**To do**
Reproduce every line of the material below, but drop the pictures.

**Data shown**
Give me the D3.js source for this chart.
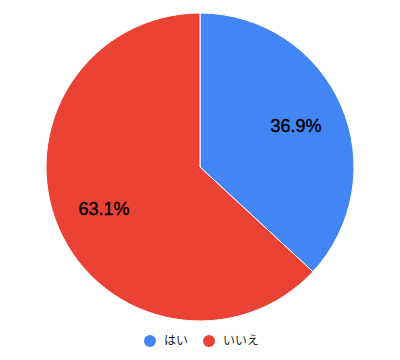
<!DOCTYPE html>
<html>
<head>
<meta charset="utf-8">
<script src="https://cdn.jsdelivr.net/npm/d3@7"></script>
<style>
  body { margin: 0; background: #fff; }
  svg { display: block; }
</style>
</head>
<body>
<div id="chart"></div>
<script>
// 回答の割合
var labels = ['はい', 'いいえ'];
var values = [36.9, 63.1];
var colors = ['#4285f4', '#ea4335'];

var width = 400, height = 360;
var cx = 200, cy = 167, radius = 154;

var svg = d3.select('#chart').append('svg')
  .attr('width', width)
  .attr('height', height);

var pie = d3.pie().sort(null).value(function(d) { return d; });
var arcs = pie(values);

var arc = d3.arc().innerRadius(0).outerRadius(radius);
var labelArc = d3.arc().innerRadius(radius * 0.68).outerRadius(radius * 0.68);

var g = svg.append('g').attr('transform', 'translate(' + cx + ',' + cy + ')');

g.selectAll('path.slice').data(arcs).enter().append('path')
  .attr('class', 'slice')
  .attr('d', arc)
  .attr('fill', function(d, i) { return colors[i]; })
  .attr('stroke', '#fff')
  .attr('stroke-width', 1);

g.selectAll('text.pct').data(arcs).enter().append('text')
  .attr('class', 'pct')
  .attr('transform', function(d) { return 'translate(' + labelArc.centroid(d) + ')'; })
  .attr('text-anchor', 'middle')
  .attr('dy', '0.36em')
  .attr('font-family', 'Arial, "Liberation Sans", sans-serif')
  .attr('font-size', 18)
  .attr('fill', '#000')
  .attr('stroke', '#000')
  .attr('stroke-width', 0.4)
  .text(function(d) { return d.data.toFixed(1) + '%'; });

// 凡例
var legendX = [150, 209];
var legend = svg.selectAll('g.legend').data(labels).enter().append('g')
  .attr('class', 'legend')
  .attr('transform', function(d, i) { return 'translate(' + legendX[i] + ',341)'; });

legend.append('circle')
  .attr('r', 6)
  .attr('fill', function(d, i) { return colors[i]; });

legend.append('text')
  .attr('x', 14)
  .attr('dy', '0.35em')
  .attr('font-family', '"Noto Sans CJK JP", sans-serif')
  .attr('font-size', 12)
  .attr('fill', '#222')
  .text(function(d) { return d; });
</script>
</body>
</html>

**The result**
Give me the D3.js source for this chart.
<!DOCTYPE html>
<html>
<head>
<meta charset="utf-8">
<script src="https://cdn.jsdelivr.net/npm/d3@7"></script>
<style>
  body { margin: 0; background: #fff; }
  svg { display: block; }
</style>
</head>
<body>
<div id="chart"></div>
<script>
// 回答の割合
var labels = ['はい', 'いいえ'];
var values = [36.9, 63.1];
var colors = ['#4285f4', '#ea4335'];

var width = 400, height = 360;
var cx = 200, cy = 167, radius = 154;

var svg = d3.select('#chart').append('svg')
  .attr('width', width)
  .attr('height', height);

var pie = d3.pie().sort(null).value(function(d) { return d; });
var arcs = pie(values);

var arc = d3.arc().innerRadius(0).outerRadius(radius);
var labelArc = d3.arc().innerRadius(radius * 0.68).outerRadius(radius * 0.68);

var g = svg.append('g').attr('transform', 'translate(' + cx + ',' + cy + ')');

g.selectAll('path.slice').data(arcs).enter().append('path')
  .attr('class', 'slice')
  .attr('d', arc)
  .attr('fill', function(d, i) { return colors[i]; })
  .attr('stroke', '#fff')
  .attr('stroke-width', 1);

g.selectAll('text.pct').data(arcs).enter().append('text')
  .attr('class', 'pct')
  .attr('transform', function(d) { return 'translate(' + labelArc.centroid(d) + ')'; })
  .attr('text-anchor', 'middle')
  .attr('dy', '0.36em')
  .attr('font-family', 'Arial, "Liberation Sans", sans-serif')
  .attr('font-size', 18)
  .attr('fill', '#000')
  .attr('stroke', '#000')
  .attr('stroke-width', 0.4)
  .text(function(d) { return d.data.toFixed(1) + '%'; });

// 凡例
var legendX = [150, 209];
var legend = svg.selectAll('g.legend').data(labels).enter().append('g')
  .attr('class', 'legend')
  .attr('transform', function(d, i) { return 'translate(' + legendX[i] + ',341)'; });

legend.append('circle')
  .attr('r', 6)
  .attr('fill', function(d, i) { return colors[i]; });

legend.append('text')
  .attr('x', 14)
  .attr('dy', '0.35em')
  .attr('font-family', '"Noto Sans CJK JP", sans-serif')
  .attr('font-size', 12)
  .attr('fill', '#222')
  .text(function(d) { return d; });
</script>
</body>
</html>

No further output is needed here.